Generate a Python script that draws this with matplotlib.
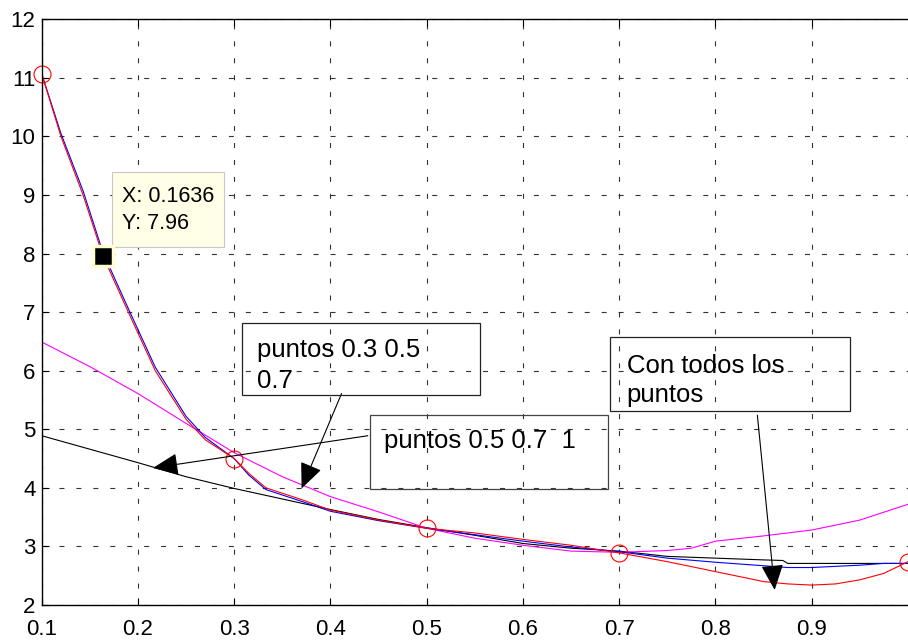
import matplotlib
matplotlib.use('Agg')
import matplotlib.pyplot as plt
from matplotlib.patches import Rectangle

plt.rcParams['font.family'] = ['Liberation Sans', 'DejaVu Sans']
plt.rcParams['lines.scale_dashes'] = False

# ---------------- data ----------------
x_red = [0.1, 0.12, 0.143, 0.1636, 0.19, 0.218, 0.25, 0.27, 0.285, 0.3, 0.315, 0.333,
         0.37, 0.4, 0.45, 0.5, 0.55, 0.6, 0.65, 0.7, 0.75, 0.8, 0.85, 0.875, 0.9,
         0.925, 0.95, 0.975, 1.0]
y_red = [11.07, 10.0, 9.0, 7.96, 7.0, 6.0, 5.17, 4.82, 4.66, 4.5, 4.25, 4.0,
         3.8, 3.62, 3.45, 3.31, 3.23, 3.12, 3.02, 2.89, 2.74, 2.57, 2.40, 2.36, 2.34,
         2.36, 2.43, 2.54, 2.74]

x_blue = x_red
y_blue = [11.07, 10.05, 9.07, 8.02, 7.06, 6.06, 5.22, 4.86, 4.68, 4.5, 4.22, 3.97,
          3.77, 3.6, 3.44, 3.31, 3.2, 3.09, 2.99, 2.91, 2.80, 2.73, 2.67, 2.64, 2.64,
          2.66, 2.68, 2.71, 2.71]

x_black = [0.1, 0.15, 0.2, 0.25, 0.3, 0.35, 0.4, 0.45, 0.5, 0.55, 0.6, 0.65,
           0.7, 0.75, 0.8, 0.85, 0.87, 0.875, 1.0]
y_black = [4.89, 4.66, 4.43, 4.19, 3.99, 3.81, 3.63, 3.46, 3.32, 3.19, 3.05, 2.97,
           2.92, 2.83, 2.80, 2.77, 2.76, 2.71, 2.71]

x_mag = [0.1, 0.15, 0.2, 0.25, 0.3, 0.35, 0.4, 0.45, 0.5, 0.55, 0.6, 0.65,
         0.7, 0.75, 0.775, 0.8, 0.85, 0.9, 0.95, 1.0]
y_mag = [6.49, 6.07, 5.61, 5.10, 4.60, 4.19, 3.85, 3.59, 3.31, 3.14, 3.02, 2.92,
         2.90, 2.93, 2.97, 3.09, 3.18, 3.28, 3.45, 3.72]

x_nodes = [0.1, 0.3, 0.5, 0.7, 1.0]
y_nodes = [11.07, 4.5, 3.31, 2.89, 2.74]

tip_x, tip_y = 0.1636, 7.96

x_ticks = [0.1, 0.2, 0.3, 0.4, 0.5, 0.6, 0.7, 0.8, 0.9]
x_ticklabels = ['0.1', '0.2', '0.3', '0.4', '0.5', '0.6', '0.7', '0.8', '0.9']
y_ticks = [2, 3, 4, 5, 6, 7, 8, 9, 10, 11, 12]

# ---------------- figure ----------------
W, H = 908, 640
AX_L, AX_R, AX_T, AX_B = 41.7, 908.0, 19.3, 605.0
fig = plt.figure(figsize=(W / 100, H / 100), dpi=100)
ax = fig.add_axes([AX_L / W, (H - AX_B) / H, (AX_R - AX_L) / W, (AX_B - AX_T) / H])


def fx(px):
    return (px - AX_L) / (AX_R - AX_L)


def fy(py):
    return (AX_B - py) / (AX_B - AX_T)


ax.set_xlim(0.1, 1.0)
ax.set_ylim(2, 12)
ax.set_xticks(x_ticks)
ax.set_xticklabels(x_ticklabels)
ax.set_yticks(y_ticks)
ax.grid(True, color='#333333', lw=0.8, linestyle=(0, (3.6, 8.6)))
ax.set_axisbelow(True)
ax.tick_params(axis='both', direction='in', length=5, width=0.8, top=True,
               right=False, labelsize=16, colors='k')
ax.tick_params(axis='x', pad=10)
ax.tick_params(axis='y', pad=4.5)
for s in ['left', 'bottom', 'top']:
    ax.spines[s].set_linewidth(1.0)
ax.spines['right'].set_visible(False)

lw = 0.8
ax.plot(x_black, y_black, color='k', lw=lw)
ax.plot(x_mag, y_mag, color='#FF00FF', lw=lw)
ax.plot(x_blue, y_blue, color='#0000FF', lw=lw)
ax.plot(x_red, y_red, color='#FF0000', lw=lw)
ax.plot(x_nodes, y_nodes, 'o', ms=12.2, mfc='none', mec='#FF0000', mew=0.8,
        clip_on=False)

# data tip
ax.plot([tip_x], [tip_y], 's', ms=14, mfc='k', mec='#FFFFD2', mew=2.5, zorder=5)
ax.add_patch(Rectangle((fx(112), fy(247)), fx(224) - fx(112), fy(172) - fy(247),
                       transform=ax.transAxes, facecolor='#FFFFE8',
                       edgecolor='#C8C8C8', lw=0.8, zorder=4))
ax.text(fx(122), fy(202.3), 'X: 0.1636', transform=ax.transAxes, fontsize=15.5,
        va='baseline', ha='left', zorder=6)
ax.text(fx(122), fy(229), 'Y: 7.96', transform=ax.transAxes, fontsize=15.5,
        va='baseline', ha='left', zorder=6)


# text boxes
def box(x0, y0, x1, y1, ec):
    ax.add_patch(Rectangle((fx(x0), fy(y1)), fx(x1) - fx(x0), fy(y0) - fy(y1),
                           transform=ax.transAxes, facecolor='none',
                           edgecolor=ec, lw=0.9, zorder=4))


box(241.7, 323.3, 480, 395, '#222222')
ax.text(fx(256.7), fy(357.3), 'puntos 0.3 0.5', transform=ax.transAxes,
        fontsize=18.5, va='baseline')
ax.text(fx(256.7), fy(388.3), '0.7', transform=ax.transAxes,
        fontsize=18.5, va='baseline')

box(370, 415, 608.3, 489, '#444444')
ax.text(fx(384), fy(448.3), 'puntos 0.5 0.7  1', transform=ax.transAxes,
        fontsize=18.5, va='baseline')

box(610, 336.7, 850, 411, '#222222')
ax.text(fx(626.7), fy(372.7), 'Con todos los', transform=ax.transAxes,
        fontsize=18.5, va='baseline')
ax.text(fx(626.7), fy(401.7), 'puntos', transform=ax.transAxes,
        fontsize=18.5, va='baseline')

# arrows
aprops = dict(arrowstyle='-|>,head_length=0.8,head_width=0.35', mutation_scale=20,
              lw=0.8, color='k', shrinkA=0, shrinkB=0)
ax.annotate('', xy=(0.2156, 4.34), xytext=(0.4388, 4.89), arrowprops=aprops)
ax.annotate('', xy=(0.370, 3.99), xytext=(0.4115, 5.61), arrowprops=aprops)
ax.annotate('', xy=(0.8615, 2.256), xytext=(0.8435, 5.24), arrowprops=aprops)

fig.savefig('out.png', dpi=100)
···
▸ STATED TASK:
Every line of the data should be copied as it stands, without the images.

▸ EXPECTED ANSWER:
Generate a Python script that draws this with matplotlib.
import matplotlib
matplotlib.use('Agg')
import matplotlib.pyplot as plt
from matplotlib.patches import Rectangle

plt.rcParams['font.family'] = ['Liberation Sans', 'DejaVu Sans']
plt.rcParams['lines.scale_dashes'] = False

# ---------------- data ----------------
x_red = [0.1, 0.12, 0.143, 0.1636, 0.19, 0.218, 0.25, 0.27, 0.285, 0.3, 0.315, 0.333,
         0.37, 0.4, 0.45, 0.5, 0.55, 0.6, 0.65, 0.7, 0.75, 0.8, 0.85, 0.875, 0.9,
         0.925, 0.95, 0.975, 1.0]
y_red = [11.07, 10.0, 9.0, 7.96, 7.0, 6.0, 5.17, 4.82, 4.66, 4.5, 4.25, 4.0,
         3.8, 3.62, 3.45, 3.31, 3.23, 3.12, 3.02, 2.89, 2.74, 2.57, 2.40, 2.36, 2.34,
         2.36, 2.43, 2.54, 2.74]

x_blue = x_red
y_blue = [11.07, 10.05, 9.07, 8.02, 7.06, 6.06, 5.22, 4.86, 4.68, 4.5, 4.22, 3.97,
          3.77, 3.6, 3.44, 3.31, 3.2, 3.09, 2.99, 2.91, 2.80, 2.73, 2.67, 2.64, 2.64,
          2.66, 2.68, 2.71, 2.71]

x_black = [0.1, 0.15, 0.2, 0.25, 0.3, 0.35, 0.4, 0.45, 0.5, 0.55, 0.6, 0.65,
           0.7, 0.75, 0.8, 0.85, 0.87, 0.875, 1.0]
y_black = [4.89, 4.66, 4.43, 4.19, 3.99, 3.81, 3.63, 3.46, 3.32, 3.19, 3.05, 2.97,
           2.92, 2.83, 2.80, 2.77, 2.76, 2.71, 2.71]

x_mag = [0.1, 0.15, 0.2, 0.25, 0.3, 0.35, 0.4, 0.45, 0.5, 0.55, 0.6, 0.65,
         0.7, 0.75, 0.775, 0.8, 0.85, 0.9, 0.95, 1.0]
y_mag = [6.49, 6.07, 5.61, 5.10, 4.60, 4.19, 3.85, 3.59, 3.31, 3.14, 3.02, 2.92,
         2.90, 2.93, 2.97, 3.09, 3.18, 3.28, 3.45, 3.72]

x_nodes = [0.1, 0.3, 0.5, 0.7, 1.0]
y_nodes = [11.07, 4.5, 3.31, 2.89, 2.74]

tip_x, tip_y = 0.1636, 7.96

x_ticks = [0.1, 0.2, 0.3, 0.4, 0.5, 0.6, 0.7, 0.8, 0.9]
x_ticklabels = ['0.1', '0.2', '0.3', '0.4', '0.5', '0.6', '0.7', '0.8', '0.9']
y_ticks = [2, 3, 4, 5, 6, 7, 8, 9, 10, 11, 12]

# ---------------- figure ----------------
W, H = 908, 640
AX_L, AX_R, AX_T, AX_B = 41.7, 908.0, 19.3, 605.0
fig = plt.figure(figsize=(W / 100, H / 100), dpi=100)
ax = fig.add_axes([AX_L / W, (H - AX_B) / H, (AX_R - AX_L) / W, (AX_B - AX_T) / H])


def fx(px):
    return (px - AX_L) / (AX_R - AX_L)


def fy(py):
    return (AX_B - py) / (AX_B - AX_T)


ax.set_xlim(0.1, 1.0)
ax.set_ylim(2, 12)
ax.set_xticks(x_ticks)
ax.set_xticklabels(x_ticklabels)
ax.set_yticks(y_ticks)
ax.grid(True, color='#333333', lw=0.8, linestyle=(0, (3.6, 8.6)))
ax.set_axisbelow(True)
ax.tick_params(axis='both', direction='in', length=5, width=0.8, top=True,
               right=False, labelsize=16, colors='k')
ax.tick_params(axis='x', pad=10)
ax.tick_params(axis='y', pad=4.5)
for s in ['left', 'bottom', 'top']:
    ax.spines[s].set_linewidth(1.0)
ax.spines['right'].set_visible(False)

lw = 0.8
ax.plot(x_black, y_black, color='k', lw=lw)
ax.plot(x_mag, y_mag, color='#FF00FF', lw=lw)
ax.plot(x_blue, y_blue, color='#0000FF', lw=lw)
ax.plot(x_red, y_red, color='#FF0000', lw=lw)
ax.plot(x_nodes, y_nodes, 'o', ms=12.2, mfc='none', mec='#FF0000', mew=0.8,
        clip_on=False)

# data tip
ax.plot([tip_x], [tip_y], 's', ms=14, mfc='k', mec='#FFFFD2', mew=2.5, zorder=5)
ax.add_patch(Rectangle((fx(112), fy(247)), fx(224) - fx(112), fy(172) - fy(247),
                       transform=ax.transAxes, facecolor='#FFFFE8',
                       edgecolor='#C8C8C8', lw=0.8, zorder=4))
ax.text(fx(122), fy(202.3), 'X: 0.1636', transform=ax.transAxes, fontsize=15.5,
        va='baseline', ha='left', zorder=6)
ax.text(fx(122), fy(229), 'Y: 7.96', transform=ax.transAxes, fontsize=15.5,
        va='baseline', ha='left', zorder=6)


# text boxes
def box(x0, y0, x1, y1, ec):
    ax.add_patch(Rectangle((fx(x0), fy(y1)), fx(x1) - fx(x0), fy(y0) - fy(y1),
                           transform=ax.transAxes, facecolor='none',
                           edgecolor=ec, lw=0.9, zorder=4))


box(241.7, 323.3, 480, 395, '#222222')
ax.text(fx(256.7), fy(357.3), 'puntos 0.3 0.5', transform=ax.transAxes,
        fontsize=18.5, va='baseline')
ax.text(fx(256.7), fy(388.3), '0.7', transform=ax.transAxes,
        fontsize=18.5, va='baseline')

box(370, 415, 608.3, 489, '#444444')
ax.text(fx(384), fy(448.3), 'puntos 0.5 0.7  1', transform=ax.transAxes,
        fontsize=18.5, va='baseline')

box(610, 336.7, 850, 411, '#222222')
ax.text(fx(626.7), fy(372.7), 'Con todos los', transform=ax.transAxes,
        fontsize=18.5, va='baseline')
ax.text(fx(626.7), fy(401.7), 'puntos', transform=ax.transAxes,
        fontsize=18.5, va='baseline')

# arrows
aprops = dict(arrowstyle='-|>,head_length=0.8,head_width=0.35', mutation_scale=20,
              lw=0.8, color='k', shrinkA=0, shrinkB=0)
ax.annotate('', xy=(0.2156, 4.34), xytext=(0.4388, 4.89), arrowprops=aprops)
ax.annotate('', xy=(0.370, 3.99), xytext=(0.4115, 5.61), arrowprops=aprops)
ax.annotate('', xy=(0.8615, 2.256), xytext=(0.8435, 5.24), arrowprops=aprops)

fig.savefig('out.png', dpi=100)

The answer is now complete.